Van Wilder 2: The Rise of Taj
This film signals a changing of the guard for the Van Wilder franchise, or it is reflective that only one cast member was willing to come back for a sequel. Either way, this movie features Taj (Kal Penn) studying abroad at Cambridge, where he once again finds himself a social outcast. He then takes it upon himself to carry on the legacy of Wilder, and become the party animal and big-man-on-campus guy at Camford. The movie seems failed from casting, because even though Penn is good in Harold in Kumar, he’s not believable in this type of role. This film received a 8% on Rotten Tomatoes, meaning that 92% of people gave it a negative review.
Pledge This!
This movie features hotel heiress Paris Hilton in a raunchy comedy about fictitious Miami’s South Beach University and its hot-chick-only sorority, Gamma Gamma. Hilton’s plays the sorority leader, which in this film is voted by FHM as having the hottest sorority in America. That’s it, that’s the premise of the movie. There’s a minor subplot about a photo contest, but it is lackluster at best. There is also lots of nudity, and toilet humor.
American Pie 2
This is an obvious sequel to the widely successful 1999 film, American Pie in which the entire cast is reunited to celebrate their first year of college and cut loose.

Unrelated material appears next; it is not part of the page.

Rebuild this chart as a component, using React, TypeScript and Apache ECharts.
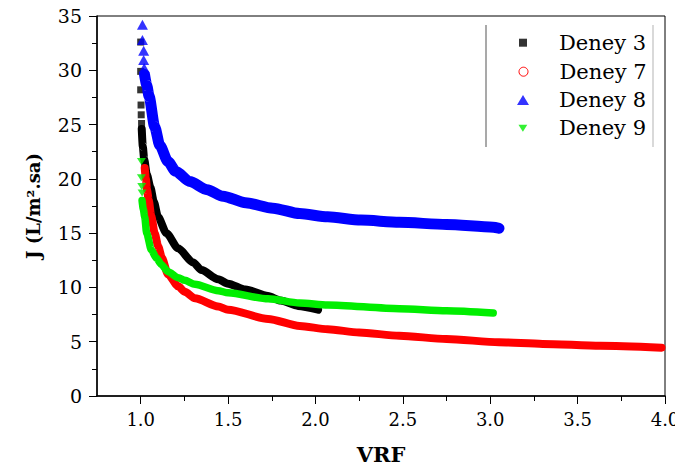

The four boys get together and rent a beach house to go nuts in for the summer, but there are a series of supposedly side-splitting mishaps that occur, including Jason Biggs’ character super-gluing his hand to his penis, and then lots of borderline homoeroticism. Not only are all the zany antics wildly unbelievable, everyone knows that high school friends don’t hang out with one another after they go to college.